## What to do:
Print the listing in its entirety and exactly, leaving out images.

## Supplied information:

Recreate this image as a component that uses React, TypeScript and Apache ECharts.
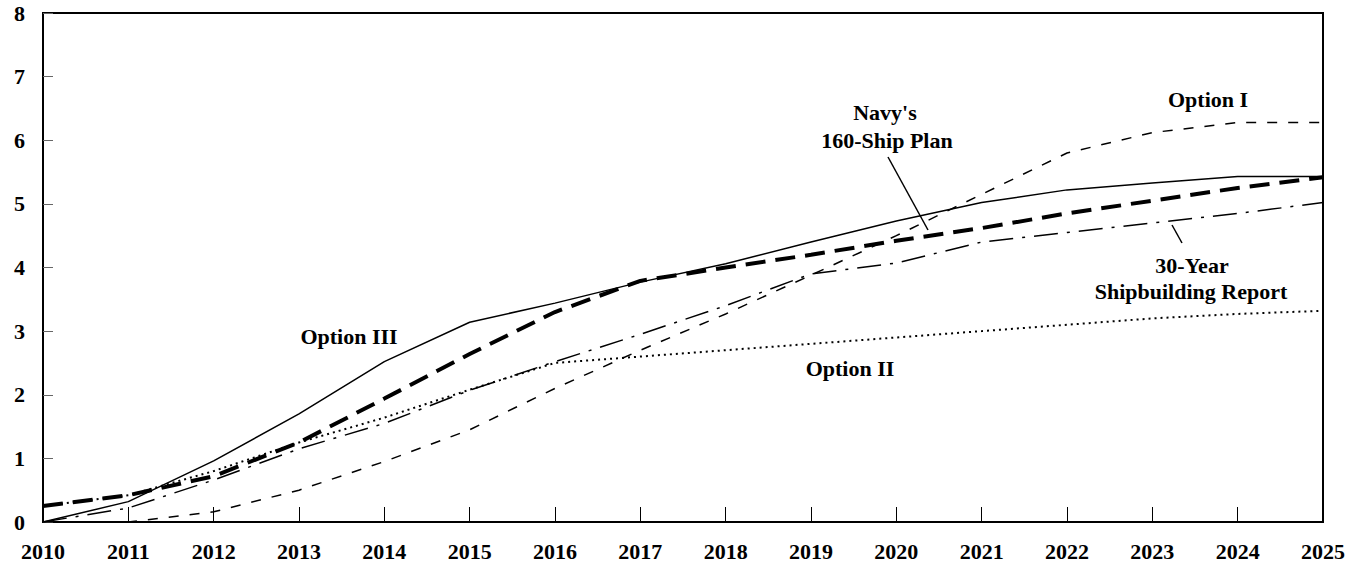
import React, { useEffect, useRef } from "react";
import * as echarts from "echarts";

const years = [2010, 2011, 2012, 2013, 2014, 2015, 2016, 2017, 2018, 2019, 2020, 2021, 2022, 2023, 2024, 2025];
const optionIII = [0, 0.32, 0.96, 1.7, 2.52, 3.14, 3.44, 3.77, 4.06, 4.4, 4.73, 5.02, 5.22, 5.33, 5.43, 5.43];
const navyPlan = [0.25, 0.42, 0.72, 1.25, 1.94, 2.64, 3.3, 3.79, 4.0, 4.2, 4.42, 4.62, 4.85, 5.05, 5.25, 5.42];
const optionII = [0.25, 0.42, 0.8, 1.25, 1.64, 2.08, 2.5, 2.6, 2.7, 2.8, 2.9, 3.0, 3.1, 3.2, 3.27, 3.32];
const thirtyYear = [0, 0.22, 0.66, 1.15, 1.55, 2.07, 2.52, 2.95, 3.4, 3.9, 4.07, 4.4, 4.55, 4.7, 4.85, 5.02];
const optionI = [0, 0, 0.16, 0.5, 0.95, 1.45, 2.1, 2.7, 3.27, 3.88, 4.5, 5.15, 5.8, 6.12, 6.28, 6.28];

const FONT = '"Liberation Serif", "Times New Roman", serif';

function pairs(vals: number[]) {
  return years.map((y, i) => [y, vals[i]]);
}

function label(text: string, x: number, y: number) {
  return {
    type: "text",
    x,
    y,
    z: 100,
    style: {
      text,
      fill: "#000",
      font: `bold 22px ${FONT}`,
      align: "center",
      verticalAlign: "middle",
    },
  };
}

export default function App() {
  const ref = useRef<HTMLDivElement>(null);
  useEffect(() => {
    document.body.style.margin = "0";
    const chart = echarts.init(ref.current!, null, { renderer: "svg" });
    chart.setOption({
      animation: false,
      backgroundColor: "#fff",
      grid: {
        left: 43,
        right: 34,
        top: 13,
        bottom: 45,
        show: true,
        borderColor: "#000",
        borderWidth: 2,
      },
      xAxis: {
        type: "value",
        min: 2010,
        max: 2025,
        interval: 1,
        splitLine: { show: false },
        axisLine: { show: true, lineStyle: { color: "#000", width: 2 } },
        axisTick: { show: true, inside: true, length: 15, lineStyle: { color: "#000", width: 1 } },
        axisLabel: {
          formatter: (v: number) => String(v),
          color: "#000",
          fontFamily: FONT,
          fontWeight: "bold",
          fontSize: 22,
          margin: 18,
        },
      },
      yAxis: {
        type: "value",
        min: 0,
        max: 8,
        interval: 1,
        splitLine: { show: false },
        axisLine: { show: true, lineStyle: { color: "#000", width: 2 } },
        axisTick: { show: true, inside: true, length: 10, lineStyle: { color: "#666", width: 1 } },
        axisLabel: {
          color: "#000",
          fontFamily: FONT,
          fontWeight: "bold",
          fontSize: 22,
          margin: 18,
        },
      },
      series: [
        {
          name: "Option I",
          type: "line",
          data: pairs(optionI),
          symbol: "none",
          lineStyle: { color: "#000", width: 1.5, type: [10, 11] },
        },
        {
          name: "30-Year Shipbuilding Report",
          type: "line",
          data: pairs(thirtyYear),
          symbol: "none",
          lineStyle: { color: "#000", width: 1.5, type: [24, 9, 3, 9] },
        },
        {
          name: "Option II",
          type: "line",
          data: pairs(optionII),
          symbol: "none",
          lineStyle: { color: "#000", width: 2, type: [2, 4] },
        },
        {
          name: "Option III",
          type: "line",
          data: pairs(optionIII),
          symbol: "none",
          lineStyle: { color: "#000", width: 1.5, type: "solid" },
        },
        {
          name: "Navy's 160-Ship Plan",
          type: "line",
          data: pairs(navyPlan),
          symbol: "none",
          lineStyle: { color: "#000", width: 4, type: [20, 10] },
        },
      ],
      graphic: [
        label("Option III", 349, 336),
        label("Option II", 850, 368),
        label("Option I", 1208, 99),
        label("Navy's", 885, 112),
        label("160-Ship Plan", 887, 140),
        label("30-Year", 1192, 265),
        label("Shipbuilding Report", 1191, 291),
        {
          type: "line",
          z: 100,
          shape: { x1: 888, y1: 157, x2: 928, y2: 230 },
          style: { stroke: "#000", lineWidth: 1.5 },
        },
        {
          type: "line",
          z: 100,
          shape: { x1: 1172, y1: 225, x2: 1182, y2: 243 },
          style: { stroke: "#000", lineWidth: 1.5 },
        },
      ],
    });
    return () => chart.dispose();
  }, []);
  return <div ref={ref} style={{ width: 1357, height: 567 }} />;
}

## Output for this task:
Recreate this image as a component that uses React, TypeScript and Apache ECharts.
import React, { useEffect, useRef } from "react";
import * as echarts from "echarts";

const years = [2010, 2011, 2012, 2013, 2014, 2015, 2016, 2017, 2018, 2019, 2020, 2021, 2022, 2023, 2024, 2025];
const optionIII = [0, 0.32, 0.96, 1.7, 2.52, 3.14, 3.44, 3.77, 4.06, 4.4, 4.73, 5.02, 5.22, 5.33, 5.43, 5.43];
const navyPlan = [0.25, 0.42, 0.72, 1.25, 1.94, 2.64, 3.3, 3.79, 4.0, 4.2, 4.42, 4.62, 4.85, 5.05, 5.25, 5.42];
const optionII = [0.25, 0.42, 0.8, 1.25, 1.64, 2.08, 2.5, 2.6, 2.7, 2.8, 2.9, 3.0, 3.1, 3.2, 3.27, 3.32];
const thirtyYear = [0, 0.22, 0.66, 1.15, 1.55, 2.07, 2.52, 2.95, 3.4, 3.9, 4.07, 4.4, 4.55, 4.7, 4.85, 5.02];
const optionI = [0, 0, 0.16, 0.5, 0.95, 1.45, 2.1, 2.7, 3.27, 3.88, 4.5, 5.15, 5.8, 6.12, 6.28, 6.28];

const FONT = '"Liberation Serif", "Times New Roman", serif';

function pairs(vals: number[]) {
  return years.map((y, i) => [y, vals[i]]);
}

function label(text: string, x: number, y: number) {
  return {
    type: "text",
    x,
    y,
    z: 100,
    style: {
      text,
      fill: "#000",
      font: `bold 22px ${FONT}`,
      align: "center",
      verticalAlign: "middle",
    },
  };
}

export default function App() {
  const ref = useRef<HTMLDivElement>(null);
  useEffect(() => {
    document.body.style.margin = "0";
    const chart = echarts.init(ref.current!, null, { renderer: "svg" });
    chart.setOption({
      animation: false,
      backgroundColor: "#fff",
      grid: {
        left: 43,
        right: 34,
        top: 13,
        bottom: 45,
        show: true,
        borderColor: "#000",
        borderWidth: 2,
      },
      xAxis: {
        type: "value",
        min: 2010,
        max: 2025,
        interval: 1,
        splitLine: { show: false },
        axisLine: { show: true, lineStyle: { color: "#000", width: 2 } },
        axisTick: { show: true, inside: true, length: 15, lineStyle: { color: "#000", width: 1 } },
        axisLabel: {
          formatter: (v: number) => String(v),
          color: "#000",
          fontFamily: FONT,
          fontWeight: "bold",
          fontSize: 22,
          margin: 18,
        },
      },
      yAxis: {
        type: "value",
        min: 0,
        max: 8,
        interval: 1,
        splitLine: { show: false },
        axisLine: { show: true, lineStyle: { color: "#000", width: 2 } },
        axisTick: { show: true, inside: true, length: 10, lineStyle: { color: "#666", width: 1 } },
        axisLabel: {
          color: "#000",
          fontFamily: FONT,
          fontWeight: "bold",
          fontSize: 22,
          margin: 18,
        },
      },
      series: [
        {
          name: "Option I",
          type: "line",
          data: pairs(optionI),
          symbol: "none",
          lineStyle: { color: "#000", width: 1.5, type: [10, 11] },
        },
        {
          name: "30-Year Shipbuilding Report",
          type: "line",
          data: pairs(thirtyYear),
          symbol: "none",
          lineStyle: { color: "#000", width: 1.5, type: [24, 9, 3, 9] },
        },
        {
          name: "Option II",
          type: "line",
          data: pairs(optionII),
          symbol: "none",
          lineStyle: { color: "#000", width: 2, type: [2, 4] },
        },
        {
          name: "Option III",
          type: "line",
          data: pairs(optionIII),
          symbol: "none",
          lineStyle: { color: "#000", width: 1.5, type: "solid" },
        },
        {
          name: "Navy's 160-Ship Plan",
          type: "line",
          data: pairs(navyPlan),
          symbol: "none",
          lineStyle: { color: "#000", width: 4, type: [20, 10] },
        },
      ],
      graphic: [
        label("Option III", 349, 336),
        label("Option II", 850, 368),
        label("Option I", 1208, 99),
        label("Navy's", 885, 112),
        label("160-Ship Plan", 887, 140),
        label("30-Year", 1192, 265),
        label("Shipbuilding Report", 1191, 291),
        {
          type: "line",
          z: 100,
          shape: { x1: 888, y1: 157, x2: 928, y2: 230 },
          style: { stroke: "#000", lineWidth: 1.5 },
        },
        {
          type: "line",
          z: 100,
          shape: { x1: 1172, y1: 225, x2: 1182, y2: 243 },
          style: { stroke: "#000", lineWidth: 1.5 },
        },
      ],
    });
    return () => chart.dispose();
  }, []);
  return <div ref={ref} style={{ width: 1357, height: 567 }} />;
}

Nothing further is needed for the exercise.